The Chinese Remainder Theorem says that when two periodic processes have relatively prime periods x and y, the combined process has a period of xy. In this case, the two processes synchronize every 24(35) = 840 days.

• (d,10) If I started a new case of canned food 6 days ago, and started a new bag of dry food 13 days ago, how many days will it be until I next run out of both kinds of food on the same day?

I will next run out of canned food in 24 - 6 = 18 days, and I will next run out of dry food in 35 - 13 = 22 days. The number x of days until I next run out of both satisfies the two congruences x ≡ 18 (mod 24) and x ≡ 22 (mod 35). The Chinese Remainder Theorem says that this pair of congruences is equivalent to the single congruence x ≡ (18)(11)(35) + (22)(-16)(24) (mod 840), using the coefficients found in part (b). This evaluates to 6930 - 8448 = -1518. To get the actual number of days we need to find the first positive natural that is congruent to this number mod 840. Adding 840's we get -678, then 162, which is the answer.

Several people got the correct answer by computing the days on which I run out of canned food (18, 42, 66, 90, 114, 138, 162, 186,...) and the days on which I run out of dry food (22, 57, 92, 127, 162, 197,...) and noting that 162 is the first number on both lists. This was an effective method if you were able to carry out about ten two-digit or three-digit additions all correctly. Of course you were luck the common solution came up early in the progress toward 840 -- it could have come anywhere in that interval.
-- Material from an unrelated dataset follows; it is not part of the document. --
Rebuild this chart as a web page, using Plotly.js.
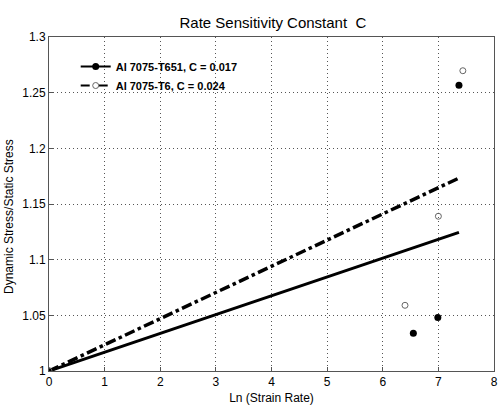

• (e,10XC) Let S be the set of numbers {0, 1, 2,..., 34} and let the function f from S to S be defined by f(n) = (24n + 9) % 35, where "%" is the Java modular division operator. Explain carefully why we know that f is a bijection (both one-to-one and onto) and determine the inverse function for f.

We have argued that multiplying by z, modulo m, is a bijection if z and m are relatively prime. (This is the reason that a hash function that jumps z entries for every collision will eventually try all entries.) So if g(n) = 24n % 35, then g is a bijection. Our function f is the composition of this g with another function h(n) = n + 9, so that f(n) = h(g(n)). The function h is also a bijection because it has an inverse -- the function h-1(n) = n - 9 undoes h. (The fact that 9 is relatively prime to 35 is irrelevant -- the functions n + 7 and n - 7 are also inverses of each other.) So we are done because the composition of two bijections is a bijection.

We can also prove f to be a bijection just by computing its inverse, because only bijections can have inverses. If we let n be arbitrary and let y = f(n) = (24n + 9) % 35, we can get the inverse of f by solving for n in terms of y. We have that y - 9 ≡ 24n (mod 35), and we computed in part (b) that -16 is a multiplicative inverse of 24, modulo 35. So we have that -16(y - 9) ≡ -16(24n) ≡ n (mod 35). Letting g(y) be the function -16(y - 9), we have that g(f(n)) = -16(24n + 9 - 9) ≡ n (mod 35) and that f(g(y)) = 24(-16(y - 9)) + 9 ≡ y - 9 + 9 ≡ y (mod 35). So f and g are inverses, and f must be a bijection.